Now, we’ve got a lot of work to do up ahead. We have to protect the 400,000 people who live in public housing in this city. We have to make their lives better, and we have to keep public housing public and never privatized.

[Cheers]

We have to protect the two million people who live in rent-stabilized housing who, for the first time, got a rent freeze, and they deserve that rent freeze.

[Cheers]

We have to do a lot of things in this city and we’re going to keep doing them because that’s what makes New York City, New York City. The day we become a gated community, the day only the wealthy can live here – we will not be New York City anymore. We won’t be the beacon of the world. We won’t be a place that’s created so much greatness. But you stopped that negative momentum. You turned it around and you are now ensuring that we will be a place for everyone. A few words in español –

[Cheers]

[Mayor de Blasio speaks in Spanish]

And I’ve said it, people are going to look back on this week in March of 2016 – they’re going to look back at this week as being the decisive moment when things turned. And every one of you will tell your children, your grandchildren that you helped to make it happen. Now, this is big news – big news for our city. It’s such big news that they even heard about it far away in Washington, D.C.

[Cheers]

There you go.

[Laughter]

I need you to have my back when I go to Washington, D.C.

[Laughter]

We are blessed in this city to work with the Obama administration.

[Cheers]

And even with the tough situation in the Congress, the administration has had our back. And I have to tell you, there’s nothing more wonderful than when I pick up the phone to the U.S. Department of Housing and Urban Development and ask – can you help us in New York City? Can you help us create affordable housing? Can you help us protect what we have? And on the other end of the phone is a good man, a progressive man, a man who understands what working people go through, a man who has a very particular qualification for his job as Secretary of the U.S. Department of Housing and Urban Development, because he was a mayor, and that teaches you everything. You learn all sorts of stuff. Well, he learned great things as the Mayor of San Antonio, Texas. He did great things.
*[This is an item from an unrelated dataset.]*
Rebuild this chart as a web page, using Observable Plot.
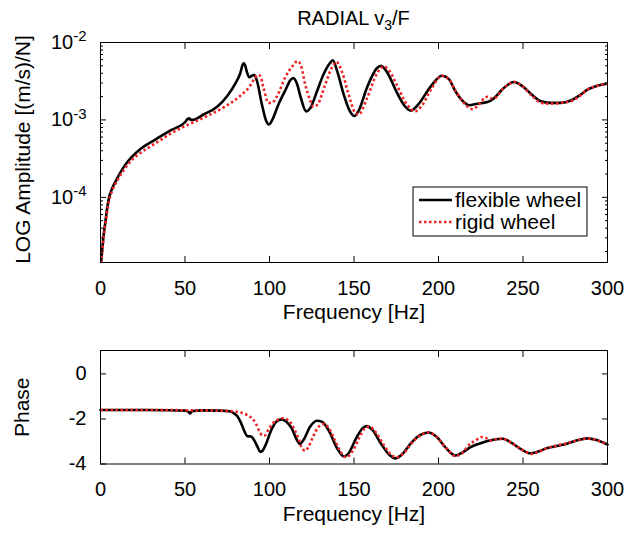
<!DOCTYPE html>
<html><head><meta charset="utf-8">
<script src="https://cdn.jsdelivr.net/npm/d3@7"></script>
<script src="https://cdn.jsdelivr.net/npm/@observablehq/plot@0.6"></script>
<style>
body{margin:0;background:#fff;font-family:"Liberation Sans",Arial,sans-serif;}
#wrap{position:relative;width:627px;height:535px;overflow:hidden;}
#top{position:absolute;left:0;top:0;}
#bot{position:absolute;left:0;top:335px;}
#title{position:absolute;left:100px;width:507px;top:7px;text-align:center;font-size:20px;line-height:22px;color:#000;}
#title sub{font-size:14px;vertical-align:-5px;line-height:0;}
</style></head><body>
<div id="wrap"><div id="top"></div><div id="bot"></div><div id="title">RADIAL v<sub>3</sub>/F</div></div>
<script>
// ---------- data ----------
const freqAmpFlex = [0.3,1,2,3,4,5,7,10,14,18,24,32,42,50,51.5,52.5,53.5,54.5,61,69,75,79.5,82.5,84.6,85.5,86.5,88,89.5,91,92.5,95.5,98,99.7,101.4,105.3,109.3,112.6,114.2,116.2,118.6,121.7,124.1,128.1,132,136,137.5,139.9,143.9,147.4,150.2,152.8,157.7,163.6,166,170,175,180,183.5,188,195,202,206,210,215,218,223,228.9,232.9,238,244.7,250,255,260.6,266,272.4,278.3,283,288.2,294,300];
const logAmpFlex = [-4.85,-4.68,-4.46,-4.30,-4.13,-4.01,-3.88,-3.75,-3.60,-3.49,-3.37,-3.26,-3.13,-3.03,-2.99,-2.98,-3.00,-3.00,-2.93,-2.83,-2.69,-2.54,-2.41,-2.27,-2.29,-2.37,-2.45,-2.43,-2.42,-2.49,-2.80,-3.01,-3.06,-3.01,-2.80,-2.62,-2.48,-2.46,-2.53,-2.72,-2.89,-2.85,-2.63,-2.41,-2.26,-2.23,-2.36,-2.67,-2.88,-2.95,-2.88,-2.58,-2.33,-2.30,-2.40,-2.63,-2.82,-2.88,-2.80,-2.58,-2.43,-2.47,-2.63,-2.77,-2.81,-2.79,-2.77,-2.72,-2.60,-2.51,-2.57,-2.67,-2.76,-2.78,-2.78,-2.75,-2.69,-2.61,-2.56,-2.53];

const freqAmpRigid = [0.3,1,2,3,5,7,10,14,18,24,32,42,50,53,63,72.7,82.6,88.5,91,93,94.5,96.4,99.5,101.4,104.3,109.3,113.8,116.5,118.5,121.1,124.1,126,128.5,133,137,139.5,142.9,146.8,150.8,152.8,157.7,163.6,167.7,171,176,181,186,190,196,202,206,210,215,220,224,227,229,231,233,238,245,250,255,261,266,272,278,283,288,294,300];
const logAmpRigid = [-4.85,-4.70,-4.49,-4.33,-4.05,-3.91,-3.78,-3.64,-3.53,-3.42,-3.31,-3.17,-3.08,-3.05,-2.95,-2.84,-2.69,-2.56,-2.47,-2.42,-2.43,-2.58,-2.78,-2.78,-2.70,-2.45,-2.30,-2.24,-2.29,-2.54,-2.75,-2.83,-2.80,-2.54,-2.32,-2.25,-2.38,-2.67,-2.91,-2.93,-2.72,-2.40,-2.31,-2.37,-2.58,-2.79,-2.89,-2.82,-2.59,-2.43,-2.47,-2.62,-2.78,-2.86,-2.80,-2.72,-2.70,-2.72,-2.72,-2.60,-2.51,-2.57,-2.68,-2.78,-2.79,-2.78,-2.76,-2.70,-2.61,-2.56,-2.53];

const freqPhFlex = [0,20,40,50,52,53,54,60,70,76,79,81,83,85,87,89,91,93,94.5,96,98,101,104,107,110,113,116,118,120,124,128,131,135,140,144,147,151,155,157.5,161,166,171,174.5,178,184,189,194,199,204,210,214,219,224,229,234,238,243,249,254.5,259,264,270,276,282,288,294,300];
const phaseFlex = [-1.60,-1.60,-1.61,-1.63,-1.68,-1.76,-1.66,-1.62,-1.63,-1.66,-1.75,-1.88,-2.15,-2.52,-2.77,-2.78,-2.95,-3.25,-3.46,-3.40,-3.10,-2.50,-2.12,-2.02,-2.12,-2.40,-2.90,-3.11,-2.95,-2.35,-2.08,-2.12,-2.50,-3.30,-3.67,-3.50,-2.90,-2.42,-2.32,-2.50,-3.10,-3.60,-3.75,-3.60,-3.05,-2.72,-2.60,-2.80,-3.25,-3.62,-3.50,-3.25,-3.10,-2.98,-2.90,-2.88,-3.05,-3.35,-3.53,-3.45,-3.30,-3.20,-3.10,-2.95,-2.86,-2.95,-3.14];

const freqPhRigid = [0,20,40,53,60,70,78,82,85,88,90,92,94,96,97.5,99,102,105,108,111,114,117,119,121,123,126,129,132,135,139,142,145.5,149,153,156,159,163,168,172,175.5,179,185,190,194,199,204,210,214,218,222,226,228,231,234,238,243,249,255,259,264,270,276,282,288,294,300];
const phaseRigid = [-1.60,-1.60,-1.60,-1.62,-1.62,-1.63,-1.66,-1.70,-1.76,-1.88,-2.00,-2.22,-2.55,-2.74,-2.72,-2.52,-2.20,-2.03,-1.97,-2.05,-2.35,-2.85,-3.25,-3.41,-3.25,-2.75,-2.35,-2.22,-2.40,-3.00,-3.45,-3.70,-3.45,-2.85,-2.45,-2.34,-2.60,-3.20,-3.60,-3.70,-3.55,-3.00,-2.70,-2.60,-2.80,-3.25,-3.65,-3.52,-3.15,-2.95,-2.80,-2.84,-2.96,-2.90,-2.88,-3.05,-3.35,-3.55,-3.47,-3.30,-3.18,-3.08,-2.95,-2.86,-2.95,-3.15];

const freqTicks = [0,50,100,150,200,250,300];
const ampMajorTicks = [1e-4,1e-3,1e-2];
const ampMinorTicks = [2e-5,3e-5,4e-5,5e-5,6e-5,7e-5,8e-5,9e-5,2e-4,3e-4,4e-4,5e-4,6e-4,7e-4,8e-4,9e-4,2e-3,3e-3,4e-3,5e-3,6e-3,7e-3,8e-3,9e-3];
const phaseTicks = [0,-2,-4];
const seriesNames = ["flexible wheel","rigid wheel"];
const xLabel = "Frequency [Hz]";
const yLabelTop = "LOG Amplitude [(m/s)/N]";
const yLabelBot = "Phase";

// ---------- tables ----------
const ampFlex = freqAmpFlex.map((f,i)=>({f, a: 10 ** logAmpFlex[i]}));
const ampRigid = freqAmpRigid.map((f,i)=>({f, a: 10 ** logAmpRigid[i]}));
const phFlex = freqPhFlex.map((f,i)=>({f, p: phaseFlex[i]}));
const phRigid = freqPhRigid.map((f,i)=>({f, p: phaseRigid[i]}));

const FONT = '"Liberation Sans", Arial, Helvetica, sans-serif';
const RED = "#ee2424";
const blackStyle = {stroke:"#000", strokeWidth:2.6, curve:"monotone-x"};
const redStyle = {stroke:RED, strokeWidth:2.6, strokeDasharray:"2.5,2.5", strokeLinecap:"butt", curve:"monotone-x"};
const blank = () => "";

const topPlot = Plot.plot({
  width: 627, height: 335,
  marginLeft: 100, marginRight: 20, marginTop: 42, marginBottom: 73,
  style: {fontFamily: FONT, fontSize: "20px", color: "#000", background: "#fff", overflow: "visible"},
  x: {domain: [0,300], label: null},
  y: {type: "log", domain: [1.44e-5, 1e-2], label: null},
  marks: [
    Plot.line(ampFlex, {x:"f", y:"a", ...blackStyle, clip:true}),
    Plot.line(ampRigid, {x:"f", y:"a", ...redStyle, clip:true}),
    Plot.frame({stroke:"#000", strokeWidth:1}),
    Plot.axisX({anchor:"bottom", ticks:freqTicks, tickSize:-6, tickPadding:24, tickFormat:d=>String(d), fontSize:20, label:null}),
    Plot.axisX({anchor:"top", ticks:freqTicks, tickSize:-6, tickFormat:blank, label:null}),
    Plot.axisY({anchor:"left", ticks:ampMajorTicks, tickSize:-6, tickPadding:20, tickFormat:d=>"10^"+Math.round(Math.log10(d)), fontSize:20, label:null}),
    Plot.axisY({anchor:"right", ticks:ampMajorTicks, tickSize:-6, tickFormat:blank, label:null}),
    Plot.axisY({anchor:"left", ticks:ampMinorTicks, tickSize:-3, tickFormat:blank, label:null}),
    Plot.axisY({anchor:"right", ticks:ampMinorTicks, tickSize:-3, tickFormat:blank, label:null}),
    Plot.text([xLabel], {text:d=>d, frameAnchor:"bottom", dy:56, fontSize:21}),
    Plot.text([yLabelTop], {text:d=>d, frameAnchor:"left", textAnchor:"middle", dx:-77, dy:-3, rotate:-90, fontSize:21})
  ]
});

const botPlot = Plot.plot({
  width: 627, height: 200,
  marginLeft: 100, marginRight: 20, marginTop: 15, marginBottom: 71.5,
  style: {fontFamily: FONT, fontSize: "20px", color: "#000", background: "#fff", overflow: "visible"},
  x: {domain: [0,300], label: null},
  y: {domain: [-4, 1.04], label: null},
  marks: [
    Plot.line(phFlex, {x:"f", y:"p", ...blackStyle}),
    Plot.line(phRigid, {x:"f", y:"p", ...redStyle}),
    Plot.frame({stroke:"#000", strokeWidth:1}),
    Plot.axisX({anchor:"bottom", ticks:freqTicks, tickSize:-6, tickPadding:24, tickFormat:d=>String(d), fontSize:20, label:null}),
    Plot.axisX({anchor:"top", ticks:freqTicks, tickSize:-6, tickFormat:blank, label:null}),
    Plot.axisY({anchor:"left", ticks:phaseTicks, tickSize:-6, tickPadding:20, tickFormat:d=>String(d), fontSize:20, label:null}),
    Plot.axisY({anchor:"right", ticks:phaseTicks, tickSize:-6, tickFormat:blank, label:null}),
    Plot.text([xLabel], {text:d=>d, frameAnchor:"bottom", dy:56.5, fontSize:21}),
    Plot.text([yLabelBot], {text:d=>d, frameAnchor:"left", textAnchor:"middle", dx:-78, rotate:-90, fontSize:21})
  ]
});

document.getElementById("top").appendChild(topPlot);
document.getElementById("bot").appendChild(botPlot);

// superscript exponents on log tick labels
d3.select(topPlot).selectAll("text").each(function(){
  const t = this.textContent;
  const m = /^10\^(-?\d+)$/.exec(t);
  if (m) {
    const sel = d3.select(this);
    sel.selectAll("*").remove();
    sel.text(null);
    sel.append("tspan").text("10");
    sel.append("tspan").attr("dy","-0.5em").attr("font-size","15px").text(m[1]);
  }
});

// legend inside the top axes
const lg = d3.select(topPlot).append("g").attr("font-family", FONT).attr("font-size", 21).attr("text-anchor","start");
lg.append("rect").attr("x",413).attr("y",187).attr("width",174).attr("height",49)
  .attr("fill","#fff").attr("stroke","#000").attr("stroke-width",1);
const rows = [{name:seriesNames[0], st:blackStyle, y:200},{name:seriesNames[1], st:redStyle, y:222}];
rows.forEach(r=>{
  lg.append("line").attr("x1",419).attr("x2",452).attr("y1",r.y).attr("y2",r.y)
    .attr("stroke",r.st.stroke).attr("stroke-width",r.st.strokeWidth)
    .attr("stroke-linecap","butt")
    .attr("stroke-dasharray", r.st.strokeDasharray || null);
  lg.append("text").attr("x",455).attr("y",r.y).attr("dy","0.35em").attr("fill","#000").attr("text-anchor","start").text(r.name);
});
</script>
</body></html>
And I have to tell you, he not only is helping us to create affordable housing, he’s not only helping us to create jobs for people who need them, but a lot of the inspiration we took in this city for one of our proudest achievements – pre-K for all – we first took that inspiration from what Julián Castro did in San Antonio, Texas.

[Cheers]

So, let us welcome the Secretary of the U.S. Department of Housing and Urban Development, Julián Castro.